Pharmacist Carole Budning says Pharmaprix has approached her, offering to purchase her business and inviting her to run their new franchise. She says she's not interested.
"This is not something I want to do at this time. I've molded my business, I've been here, I've tweaked it to be exactly where I want to be," said Budning.
Budning says she is not afraid of competition, but she thinks the new Pharmaprix will cause more traffic and doesn't fit the character of the neighbourhood.
"You don't relocate to something ten times the size," said Budning. "This is not a relocation, this is an invasion."

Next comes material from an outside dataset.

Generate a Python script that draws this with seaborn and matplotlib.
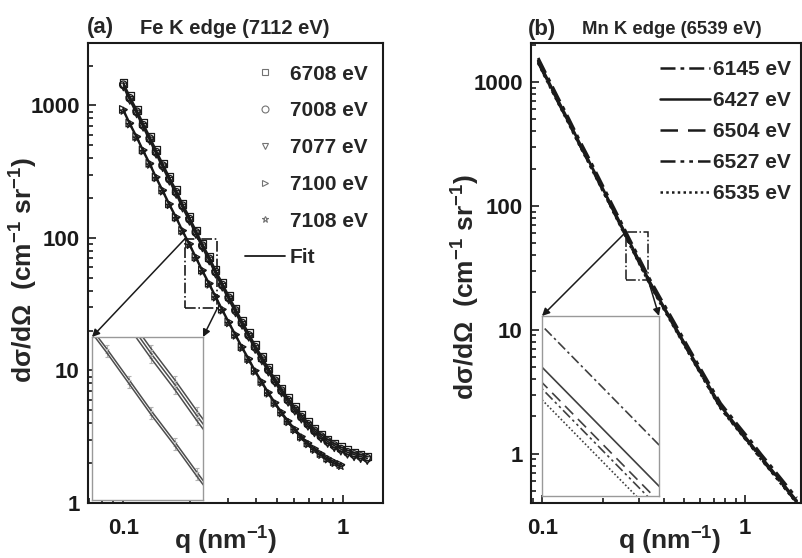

Montreal West Mayor Beny Masella supports the project. He says the new store will bring his city close to $80,000 a year in tax revenue and can easily be integrated into the neighbourhood.
"They keep calling it a big box store. I have a real problem with that," he said. "They're not selling big boxes. It's a pharmacy."
Masella has been criticized by residents for having two possible conflicts of interest in the matter. First, the mayor is a pharmacist himself and owns a store a few blocks away from the intended location. He doesn't see that as a factor.
"I'm not talking to you as pharmacist, I'm talking as the mayor of Montreal West," said Masella. "I have to do what is right for the town."
But it also bothers residents that the head of Montreal West's Planning Advisory Committee, city councillor Dino Mazzone, served as chief legal council for Pharmaprix until 2007.
An official town hall meeting to discuss the new store will take place on Monday, and it's likely to draw many opponents from the community.
Pamela Ungar moved to Montreal West 16 years ago to raise a family. She says people live there for the small neighborhood and small stores.
"If we wanted to go to big box stores we could go to Decarie, I could go to Cavendish Mall," said Ungar. "This is why we live here."